Leading the charge in European FinTech investments, Zilch, a UK-based consumer payments platform dedicated to transforming shopper and merchant interactions, successfully completed a significant $176.7m funding round. The investment was spearheaded by KKCG, with active participation from BNF Capital and other strategic investors.

This capital injection follows Zilch’s recent rollout of key product innovations, including Intelligent Commerce – an AI-powered platform that translates live engagement data into actionable insights for merchants – and Zilch Pay, a one-click checkout solution slated for early 2026 launch. Both offerings are designed to deepen Zilch’s role within the rapidly evolving agentic commerce ecosystem.

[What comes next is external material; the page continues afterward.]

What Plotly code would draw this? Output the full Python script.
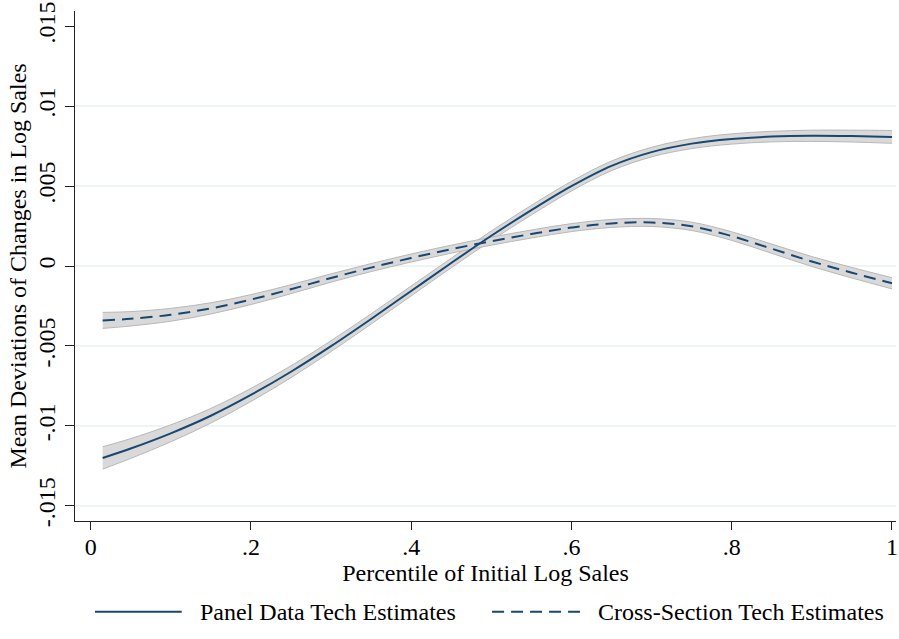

Since its inception in 2020, Zilch has rapidly expanded its footprint, now serving over 5.3 million customers and facilitating payments across thousands of retailers, including major global brands. The platform has processed over $6.8bn in commerce, demonstrating high user engagement and frequent transactions throughout the year.

The newly acquired capital is earmarked to bolster Zilch’s brand visibility through enhanced marketing efforts, accelerate product development and platform capabilities, and explore strategic mergers and acquisitions. These initiatives are poised to support Zilch’s continued expansion of its innovative alternative to high-cost consumer credit, both across European markets and globally.